The "Gray Lady" has a long history of kowtowing to the US state security apparatus, which is why we see an OP/ED by Editorial Page Editor Andrew Rosenthal invoking the seminal Joseph Heller war farce to describe the CIA's behavior with regard the Senate Inteligence Committee's torture report:
In Joseph Heller’s anti-war satire, “Catch 22,” the hero, Yossarian, is assigned to a censorship detail. He amuses himself by deleting all the adverbs and adjectives from soldiers’ letters, then all the articles, then everything but the articles, and so on. His job was to delete details that threatened operational security. The result was gibberish.Let me be clear: this is not one of the unsigned Times editorials, and as such, it is not as official as that would be, but this is the f%$#ing editorial page editor of the f%$#ing New York Times, and as such, is arguably the 3rd most official statement from the paper. (something from publisher Arthur Sulzberger, Jr. coming in at number 2).

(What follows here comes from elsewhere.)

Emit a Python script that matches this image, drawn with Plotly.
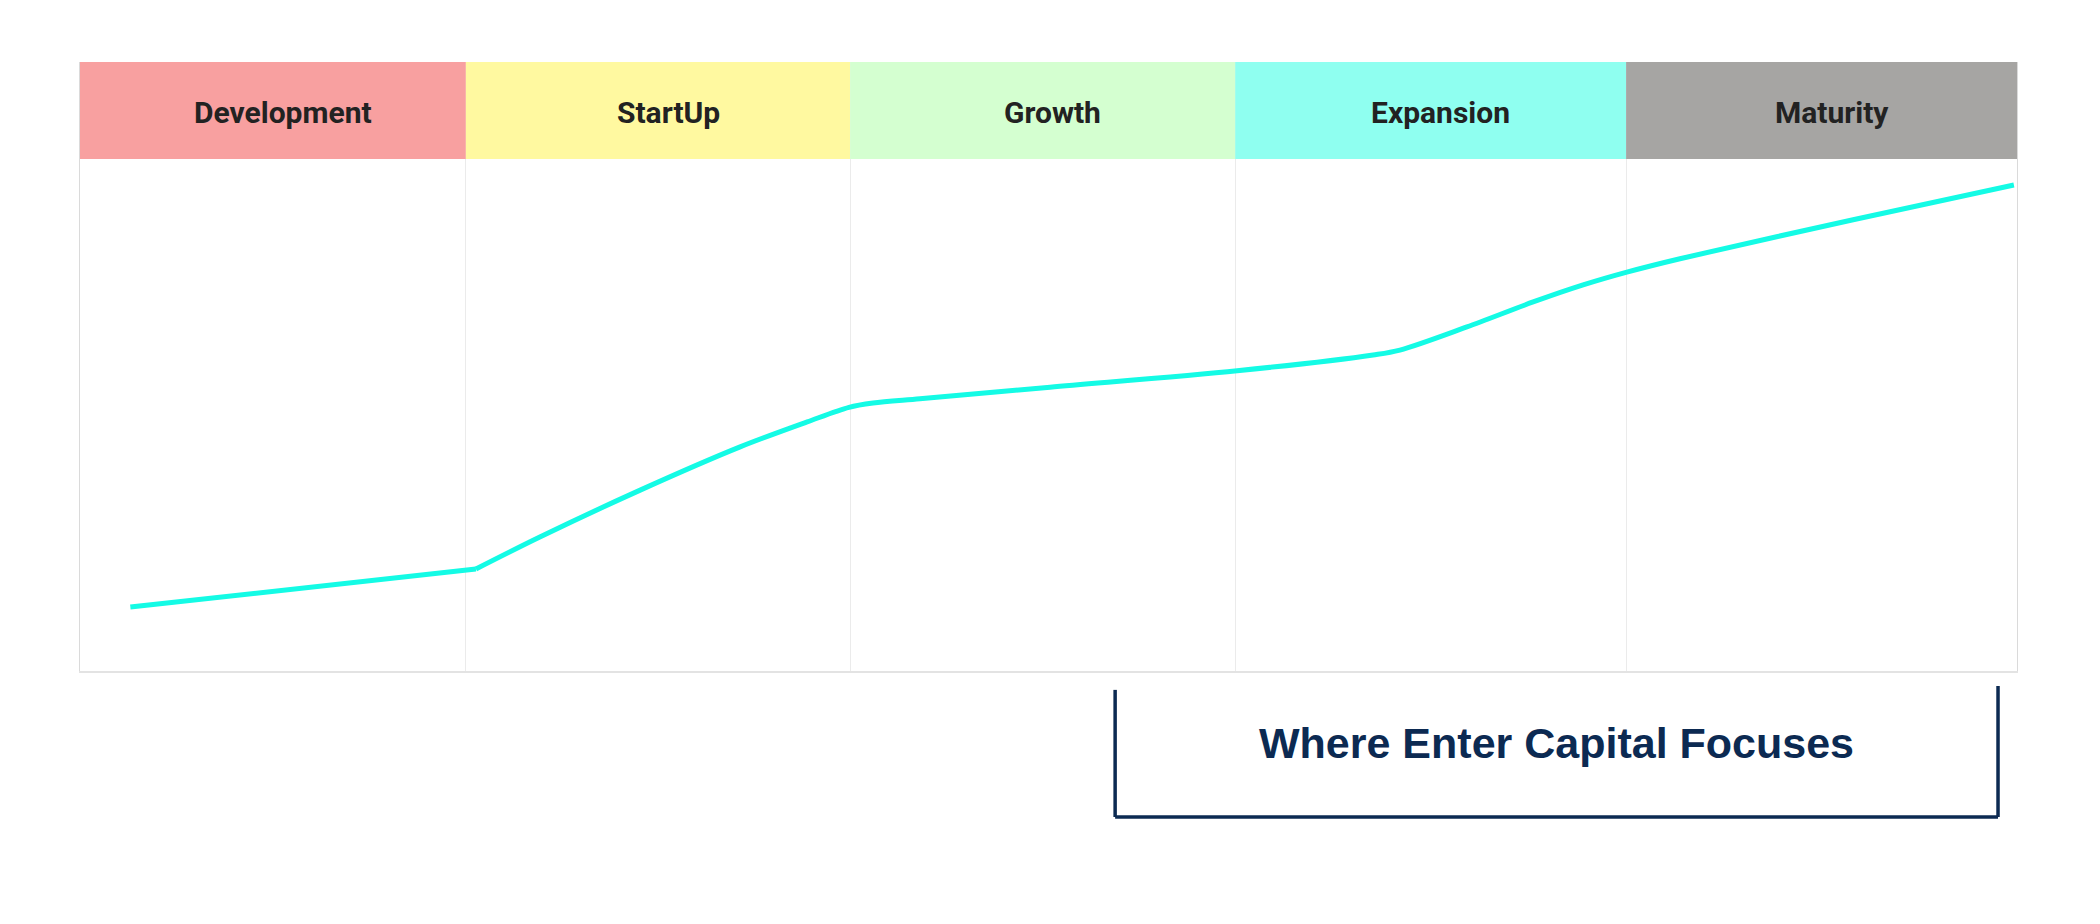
"""
Business lifecycle chart: stage header bands, growth curve and focus bracket
"""

import plotly.graph_objects as go

# stage data
stages = ['Development', 'StartUp', 'Growth', 'Expansion', 'Maturity']
stage_edges = [0, 0.996, 1.988, 2.982, 3.991, 5]
stage_colors = ['#f8a0a0', '#fff9a0', '#d4ffd0', '#8ffff0', '#a6a5a3']

# growth curve (x in stage units, y as percent of plot height)
# first two points form the straight Development segment, the rest is smooth
curve_x = [0.13, 1.022, 1.187, 1.446, 1.704, 1.877, 1.985, 2.047, 2.168, 2.504,
           2.987, 3.338, 3.407, 3.580, 3.751, 3.880, 3.993, 4.130, 4.577, 4.992]
curve_y = [10.5, 16.75, 22.0, 29.7, 36.8, 40.9, 43.3, 44.0, 44.7, 46.6,
           49.3, 51.9, 52.7, 56.5, 60.6, 63.4, 65.5, 67.7, 74.1, 79.8]

# focus bracket
focus_label = 'Where Enter Capital Focuses'
focus_start = 2.672
focus_end = 4.951

HEADER_BOTTOM = 84.07
NAVY = '#0c2a52'
CYAN = '#14fbe5'
LABEL_FONT = 'Roboto, Liberation Sans Narrow, sans-serif'

fig = go.Figure()

# Development segment is straight, the rest is curved
fig.add_trace(
    go.Scatter(
        x=curve_x[:2],
        y=curve_y[:2],
        mode='lines',
        line=dict(color=CYAN, width=5),
        hoverinfo='skip',
        showlegend=False
    )
)
fig.add_trace(
    go.Scatter(
        x=curve_x[1:],
        y=curve_y[1:],
        mode='lines',
        line=dict(color=CYAN, width=5, shape='spline', smoothing=0.9),
        hoverinfo='skip',
        showlegend=False
    )
)

# Header bands with stage names
for i, name in enumerate(stages):
    fig.add_shape(
        type='rect',
        xref='x', yref='y',
        x0=stage_edges[i], x1=stage_edges[i + 1],
        y0=HEADER_BOTTOM, y1=100,
        fillcolor=stage_colors[i],
        line=dict(width=0),
        layer='between'
    )
    fig.add_annotation(
        x=(stage_edges[i] + stage_edges[i + 1]) / 2,
        y=(HEADER_BOTTOM + 100) / 2,
        xref='x', yref='y',
        text=f'<b>{name}</b>',
        showarrow=False,
        xshift=10,
        yshift=-2,
        yanchor='middle',
        font=dict(family=LABEL_FONT, size=30, color='#222222')
    )

# Bracket under the later stages
fig.add_shape(type='line', xref='x', yref='paper',
              x0=focus_start, x1=focus_start, y0=-0.031, y1=-0.2397,
              line=dict(color=NAVY, width=3.5))
fig.add_shape(type='line', xref='x', yref='paper',
              x0=focus_end, x1=focus_end, y0=-0.0246, y1=-0.2397,
              line=dict(color=NAVY, width=3.5))
fig.add_shape(type='line', xref='x', yref='paper',
              x0=focus_start, x1=focus_end, y0=-0.2397, y1=-0.2397,
              line=dict(color=NAVY, width=3.5))
fig.add_annotation(
    x=(focus_start + focus_end) / 2,
    y=-0.118,
    xref='x', yref='paper',
    xanchor='center', yanchor='middle',
    text=f'<b>{focus_label}</b>',
    showarrow=False,
    font=dict(family='Liberation Sans, Arial, sans-serif', size=43, color=NAVY)
)

fig.update_layout(
    width=2092,
    height=916,
    margin=dict(l=72, r=83, t=54, b=253),
    paper_bgcolor='white',
    plot_bgcolor='white',
    showlegend=False
)

fig.update_xaxes(
    range=[0, 5],
    tickvals=stage_edges[1:-1],
    showticklabels=False,
    ticks='',
    showgrid=True,
    gridcolor='#ebebeb',
    gridwidth=1,
    zeroline=False,
    showline=True,
    linecolor='#e3e3e3',
    linewidth=2
)
fig.update_yaxes(
    range=[0, 100],
    showticklabels=False,
    ticks='',
    showgrid=False,
    zeroline=False,
    showline=True,
    mirror=True,
    linecolor='#dadada',
    linewidth=1
)

fig.write_html("out.html")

It seems the Central Intelligence Agency was inspired by Yossarian’s example.
The C.I.A. was given the task of censoring the Senate Intelligence Committee’s report denouncing none other than the C.I.A. for torturing prisoners, lying to its overseers in Congress about the torture, and exaggerating how much valuable information the torture provided (if any). The result was predictable and proof, if anyone still needed it, that having the subject of the report censor that report is a very bad idea.
When the White House approved the C.I.A.’s censorship (the term of art in Washington is “redaction”) and sent the report to the Hill, James Clapper, the Director of National Intelligence, said in his usual sneering way that 85 percent of the report was intact and that half the blackouts were made to footnotes.
The issue, of course, is not merely how much is deleted, but what is deleted. On Monday, McClatchy reported that C.I.A. censors had blacked out the pseudonyms used to protect the identities of agents involved in the detention and interrogation of suspected terrorists. That, McClatchy said, rendered parts of the report unintelligible.
“Redactions are supposed to remove names or anything that could compromise sources and methods, not to undermine the source material so that it is impossible to understand,” said Senator Martin Heinrich, the New Mexico Democrat, who is a member of the intelligence committee. “Try reading a novel with 15 percent of the words blacked out.”
………
Asked about the dispute, the White House press secretary Josh Earnest, offered the usual boilerplate about national security reviews. Here’s how Yossarian might have quoted him: “It is BLANK that a BLANK process be carried out that BLANKS sources and BLANK and other BLANK that is BLANK to our BLANK BLANK.”
As I have said before, Obama, and the rest of his national security troika, fetishize secrecy, and you can expect a good faith declassification from them, so the Senate Intelligence Committee should exercise its statutory authority, and declassify the report on its own.